Calculate Max Continuous Current:
- Battery Capacity: 5000 mAh = 5 Ah
- C-Rating: 25C
- Max Continuous Current = 5 Ah × 25C = 125 Amps
Calculate Total Motor Draw:
- Number of Motors: 4
- Current per Motor: 15 Amps
- Total Motor Draw = 4 motors × 15 A/motor = 60 Amps
Calculate Current Headroom:
- 125 Amps (Max Continuous Current) - 60 Amps (Total Motor Draw) = 65 Amps
This battery can safely supply 125 Amps continuously, while the drone's motors draw 60 Amps, leaving a healthy 65 Amps of headroom for peak demands.

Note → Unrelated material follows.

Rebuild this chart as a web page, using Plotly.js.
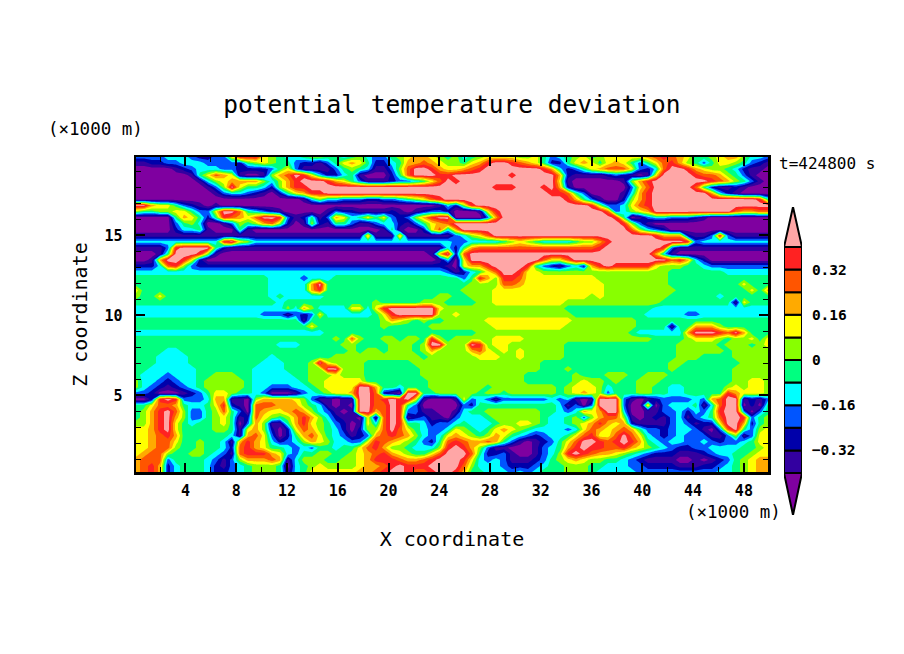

Understanding LiPo Battery Performance in Drones
LiPo (Lithium Polymer) batteries are the powerhouse of modern drones, and their performance is defined by several key metrics: capacity, C-rating, and cell count. Capacity (mAh) dictates how much energy the battery can store, directly influencing flight time. C-rating (e.g., 25C) specifies the maximum continuous current the battery can safely deliver without excessive heat or voltage sag, crucial for high-thrust maneuvers. A 5000 mAh 25C battery can supply 125 Amps (5 Ah * 25). Cell count (S, e.g., 4S) determines the nominal voltage (e.g., 14.8V for 4S), which impacts motor RPM and overall power output. Together, these factors dictate how effectively a battery can power a drone, with a typical 4S 5000mAh battery providing around 74 Wh of energy for flight.
Typical C-Ratings for Drone Applications
The optimal C-rating for a drone battery is highly dependent on the drone's specific application and performance demands. For cinematic or long-range drones, which prioritize smooth flight and extended endurance, a continuous C-rating of 25C to 50C is often sufficient. These drones typically have lower peak current draws, making extreme C-ratings unnecessary. In contrast, freestyle or racing drones require much higher C-ratings, commonly ranging from 75C to 120C (or even higher for burst ratings), to handle the intense current spikes demanded by rapid acceleration and aggressive maneuvers. Micro drones and "toothpick" builds might use smaller batteries with 40-60C ratings. Using a battery with an appropriately high C-rating ensures minimal voltage sag under load, preventing motor desyncs and maintaining consistent power delivery during dynamic flight.